On Organization

Camatte, Jacques; Collu, Gianni
http://www.connexions.org/CxLibrary/Docs/CX6468-OnOrganization.pdf

Year Published:  1972   First Published:  1969
Pages:  40pp  
Resource Type:  Book
Cx Number:  CX6468

The authors argue that political groups, whether large or small, formal or informal, hierarchical or not, can only be a hindrance to revolutionary developments.

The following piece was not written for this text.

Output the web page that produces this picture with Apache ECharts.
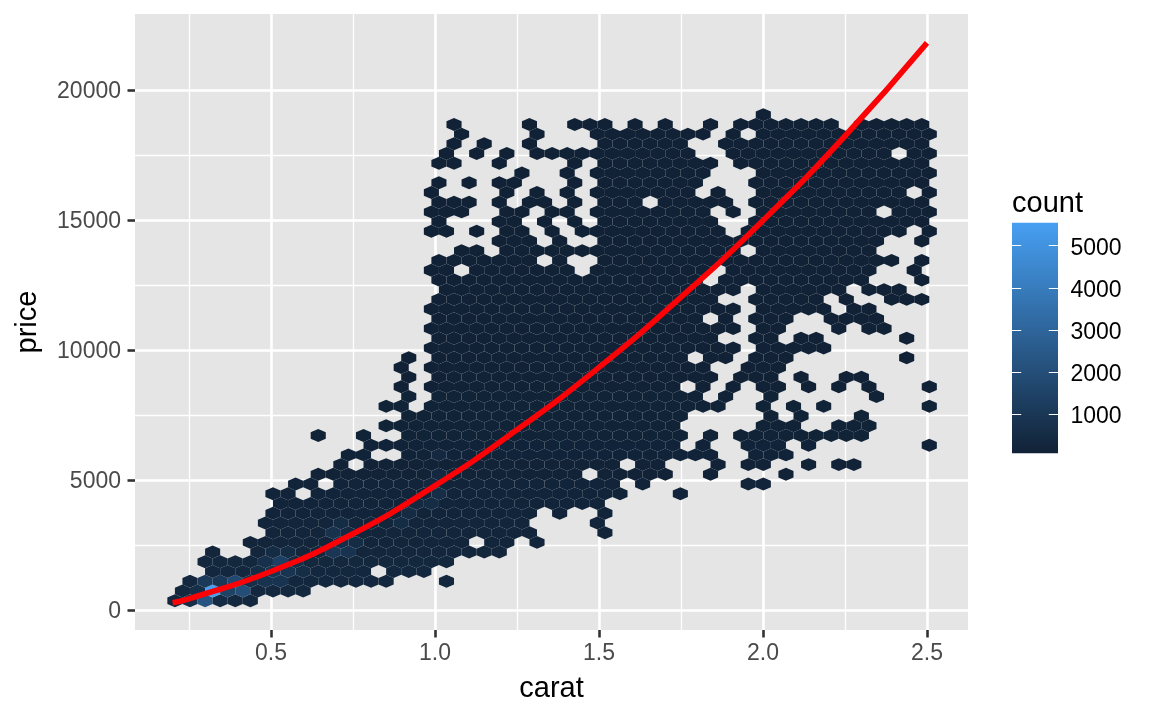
<!DOCTYPE html>
<html>
<head>
<meta charset="utf-8">
<style>html,body{margin:0;padding:0;background:#fff}#c{width:1152px;height:711px}</style>
<script src="https://cdn.jsdelivr.net/npm/echarts@6/dist/echarts.min.js"></script>
</head>
<body>
<div id="c"></div>
<script>
// Hexagon lattice
const caratStart = 0.184, caratHalfStep = 0.023;
const priceStart = 377, priceRowStep = 373.85;

// occupied half-columns of every hex row, bottom row first: [from, to] inclusive, step 2
const hexRows = [
 [[1,11]],
 [[2,18]],
 [[3,29],[37,37]],
 [[6,26],[30,34]],
 [[5,37]],
 [[6,6],[12,44]],
 [[11,39],[43,45],[49,49]],
 [[14,48],[58,58]],
 [[13,47],[57,57]],
 [[14,48],[52,52],[58,58]],
 [[15,57]],
 [[14,16],[20,60],[68,68]],
 [[17,19],[23,59],[63,63],[77,79]],
 [[20,54],[58,66],[72,72],[82,82]],
 [[23,23],[27,59],[63,65],[73,73],[77,79],[85,85],[89,91]],
 [[24,26],[32,72],[78,82]],
 [[27,67],[71,71],[77,81],[85,85],[101,101]],
 [[20,20],[26,26],[32,68],[72,72],[76,92]],
 [[29,67],[79,83],[89,93]],
 [[32,68],[80,80],[84,84],[92,92]],
 [[29,31],[35,73],[79,79],[83,83],[87,87],[101,101]],
 [[32,32],[36,70],[74,74],[80,80],[94,94]],
 [[31,31],[35,67],[71,71],[75,75],[79,81],[85,85],[89,89],[93,93],[101,101]],
 [[32,32],[36,72],[76,80],[84,84],[90,92]],
 [[31,31],[35,71],[77,81]],
 [[32,32],[36,68],[72,74],[78,82],[98,98]],
 [[35,75],[79,87]],
 [[36,72],[78,80],[84,86],[98,98]],
 [[35,75],[79,81],[89,89],[93,95]],
 [[36,70],[74,74],[78,82],[88,94]],
 [[35,75],[79,87],[91,93]],
 [[36,72],[78,86],[90,90],[96,100]],
 [[37,75],[79,89],[93,97]],
 [[36,70],[74,92],[100,100]],
 [[35,37],[41,53],[57,71],[75,93],[99,99]],
 [[36,48],[52,52],[58,96],[100,100]],
 [[39,41],[45,75],[79,93]],
 [[44,48],[52,52],[58,94],[100,100]],
 [[35,37],[41,41],[45,47],[51,51],[55,73],[77,97],[101,101]],
 [[36,36],[44,46],[50,50],[54,54],[58,72],[78,100]],
 [[35,39],[45,47],[51,53],[57,71],[75,75],[79,93],[97,101]],
 [[36,40],[44,44],[48,50],[54,54],[58,62],[66,74],[78,100]],
 [[35,35],[45,45],[49,49],[53,53],[57,69],[73,73],[79,97],[101,101]],
 [[36,36],[40,40],[44,46],[54,54],[58,70],[78,100]],
 [[47,47],[53,53],[57,71],[79,101]],
 [[36,38],[44,44],[54,54],[58,72],[76,100]],
 [[37,37],[41,41],[45,45],[49,69],[75,95],[99,101]],
 [[38,38],[42,42],[48,48],[58,68],[74,100]],
 [[39,39],[49,49],[57,71],[75,75],[79,101]],
 [[38,38],[48,48],[54,58],[62,62],[66,66],[72,72],[76,88],[92,100]],
 [[79,79]]
];
// usual count of a hex in each row
const rowCounts = [300,300,300,300,280,240,220,200,190,180,170,160,150,140,130,125,120,115,110,105,
 100,100,95,95,90,90,90,90,88,88,88,85,85,85,85,85,85,85,85,85,85,85,85,85,85,85,85,85,85,85,85];
// hexes visibly lighter than their row: [row, half-column, count]
const denseHexes = [
 [1,6,5548],[0,5,2200],[2,9,1800],[1,10,2000],[1,8,1500],[2,5,1100],[2,7,1000],[1,4,600],[0,3,600],
 [0,7,450],[0,9,350],[4,15,1400],[4,13,700],[5,14,500],[2,15,800],[2,13,800],[3,14,900],[3,16,850],
 [2,11,600],[3,12,550],[4,17,550],[3,18,550],[5,16,500],
 [7,22,750],[5,22,950],[5,24,800],[8,23,520],[6,23,620],[6,25,520],[9,25,380],[7,24,480],
 [8,31,520],[9,32,480],[11,36,560],[10,35,500],[13,36,400],[15,36,330],[12,35,360],[10,33,380]
];
// fitted curve
const curveCarat = [0.2,0.25,0.5,0.75,1.0,1.25,1.5,1.75,2.0,2.25,2.5];
const curvePrice = [300,450,1500,2950,4800,6950,9350,12050,15000,18250,21830];
// axes
const xTicks = [0.5,1.0,1.5,2.0,2.5];
const xMinorGrid = [0.25,0.75,1.25,1.75,2.25];
const yTicks = [0,5000,10000,15000,20000];
const yMinorGrid = [2500,7500,12500,17500];
const countTicks = [1000,2000,3000,4000,5000];
const countMin = 75, countMax = 5546;
const lowColor = '#112236', highColor = '#479FF2';

const denseMap = {};
denseHexes.forEach(d => denseMap[d[0] + '_' + d[1]] = d[2]);
const hexData = [];
hexRows.forEach((ranges, r) => ranges.forEach(rg => {
  for (let k = rg[0]; k <= rg[1]; k += 2) {
    hexData.push([caratStart + caratHalfStep * k, priceStart + priceRowStep * r,
      denseMap[r + '_' + k] || rowCounts[r]]);
  }
}));

const font = 'Liberation Sans';
const xMin = 0.08537, xMax = 2.625, yMin = -750, yMax = 22942;

function renderHex(params, api) {
  const x = api.value(0), y = api.value(1);
  const w = caratHalfStep, h = priceRowStep * 2 / 3;
  const pts = [[x, y + h], [x + w, y + h / 2], [x + w, y - h / 2], [x, y - h], [x - w, y - h / 2], [x - w, y + h / 2]]
    .map(p => api.coord(p));
  return { type: 'polygon', shape: { points: pts }, style: { fill: api.visual('color') }, silent: true };
}
function renderBar(params, api) {
  const a = api.coord([0, countMax]), b = api.coord([1, countMin]);
  return {
    type: 'rect', shape: { x: a[0], y: a[1], width: b[0] - a[0], height: b[1] - a[1] },
    style: { fill: new echarts.graphic.LinearGradient(0, 1, 0, 0, [{ offset: 0, color: lowColor }, { offset: 1, color: highColor }]) },
    silent: true
  };
}

const chart = echarts.init(document.getElementById('c'), null, { renderer: 'canvas' });
const minorSplit = { show: true, lineStyle: { color: '#fff', width: 1.3 } };
const hiddenAxisBits = { axisLine: { show: false, onZero: false }, axisLabel: { show: false } };
chart.setOption({
  animation: false,
  backgroundColor: '#fff',
  textStyle: { fontFamily: font },
  title: { text: 'count', left: 1012, top: 189, padding: 0, textStyle: { fontFamily: font, fontSize: 29, fontWeight: 'normal', color: '#000' } },
  grid: [
    { left: 135, top: 14, width: 833, height: 616, show: true, backgroundColor: '#E5E5E5', borderWidth: 0 },
    { left: 1012, top: 222.7, width: 46, height: 230.6 }
  ],
  visualMap: { show: false, seriesIndex: 0, dimension: 2, min: countMin, max: countMax, inRange: { color: [lowColor, highColor] } },
  xAxis: [
    { type: 'value', gridIndex: 0, min: xMin, max: xMax, name: 'carat', nameLocation: 'middle', nameGap: 44,
      nameTextStyle: { fontFamily: font, fontSize: 29, color: '#000' },
      axisLine: { show: false, onZero: false },
      axisTick: { show: true, length: 7.5, customValues: xTicks, lineStyle: { color: '#333', width: 2.6 } },
      axisLabel: { show: true, customValues: xTicks, margin: 12, fontSize: 23, color: '#4A4A4A', fontFamily: font, formatter: v => v.toFixed(1), hideOverlap: false },
      splitLine: { show: true, lineStyle: { color: '#fff', width: 2.6 } } },
    Object.assign({ type: 'value', gridIndex: 0, min: xMin, max: xMax, axisTick: { show: false, customValues: xMinorGrid }, splitLine: minorSplit }, hiddenAxisBits),
    { type: 'value', gridIndex: 1, min: 0, max: 1, show: false }
  ],
  yAxis: [
    { type: 'value', gridIndex: 0, min: yMin, max: yMax, name: 'price', nameLocation: 'middle', nameGap: 93, nameRotate: 90,
      nameTextStyle: { fontFamily: font, fontSize: 29, color: '#000' },
      axisLine: { show: false, onZero: false },
      axisTick: { show: true, length: 7.5, customValues: yTicks, lineStyle: { color: '#333', width: 2.6 } },
      axisLabel: { show: true, customValues: yTicks, margin: 14, fontSize: 23, color: '#4A4A4A', fontFamily: font, formatter: v => '{a|' + v + '}',
        rich: { a: { fontSize: 23, color: '#4A4A4A', fontFamily: font, padding: [3, 0, 0, 0] } } },
      splitLine: { show: true, lineStyle: { color: '#fff', width: 2.6 } } },
    Object.assign({ type: 'value', gridIndex: 0, min: yMin, max: yMax, axisTick: { show: false, customValues: yMinorGrid }, splitLine: minorSplit }, hiddenAxisBits),
    { type: 'value', gridIndex: 1, position: 'right', z: 5, min: countMin, max: countMax, axisLine: { show: false, onZero: false }, splitLine: { show: false },
      axisTick: { show: true, inside: true, length: 9.2, customValues: countTicks, lineStyle: { color: '#fff', width: 1 } },
      axisLabel: { show: true, customValues: countTicks, margin: 12.5, fontSize: 23, color: '#000', fontFamily: font, formatter: v => '{a|' + v + '}',
        rich: { a: { fontSize: 23, color: '#000', fontFamily: font, padding: [5, 0, 0, 0] } } } },
    { type: 'value', gridIndex: 1, position: 'left', z: 5, min: countMin, max: countMax, axisLine: { show: false, onZero: false }, splitLine: { show: false },
      axisTick: { show: true, inside: true, length: 9.2, customValues: countTicks, lineStyle: { color: '#fff', width: 1 } },
      axisLabel: { show: false } }
  ],
  series: [
    { type: 'custom', xAxisIndex: 0, yAxisIndex: 0, z: 2, data: hexData, encode: { x: 0, y: 1 }, renderItem: renderHex, silent: true },
    { type: 'line', xAxisIndex: 0, yAxisIndex: 0, z: 3, smooth: true, showSymbol: false, silent: true,
      lineStyle: { color: '#FB0207', width: 5.6, cap: 'butt' }, data: curveCarat.map((c, i) => [c, curvePrice[i]]) },
    { type: 'custom', xAxisIndex: 2, yAxisIndex: 2, z: 2, data: [[0, countMin, countMax]], encode: { x: 0, y: [1, 2] }, renderItem: renderBar, silent: true }
  ]
});
</script>
</body>
</html>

Abstract:  Originally published in the French journal Invariance (Annee V, Serie II, No.2), 'On Organisation' is an open letter written in 1969 by Jacques Camatte and Gianni Collu to explain why they felt revolutionaries had to reject the form of political groups and organisations that had normally been their home. Camatte is part of a tradition of left communism that has existed alongside, and fiercely criticised, the better known tendencies of Leninism and Trotskyism, arguing that the ideas that are usually passed off as communist or Marxist are in fact neither.
The essence of their argument in 'On Organisation' is that political groups, whether large or small, formal or informal, hierarchical or not, can only be a hindrance to revolutionary developments. For Camatte "capitalism is the triumph of the organisation, and the form the organisation takes is the gang." At all levels of society the whole social fabric is based on competing organisations and rackets, and with the state as "a gang mediating between different gangs and between the total capital and particular capitals." Even groups which aim to go beyond this society become trapped by it, acting as just another gang or racket. Groups and gangs tend to hide the existence of their ruling cliques (formal or informal) to appear more attractive to outsiders, and try to distinguish themselves from all the similar rackets around. "Once within the gang (or any other type of business) the individual is tied to it by all the psychological dependencies of capitalist society".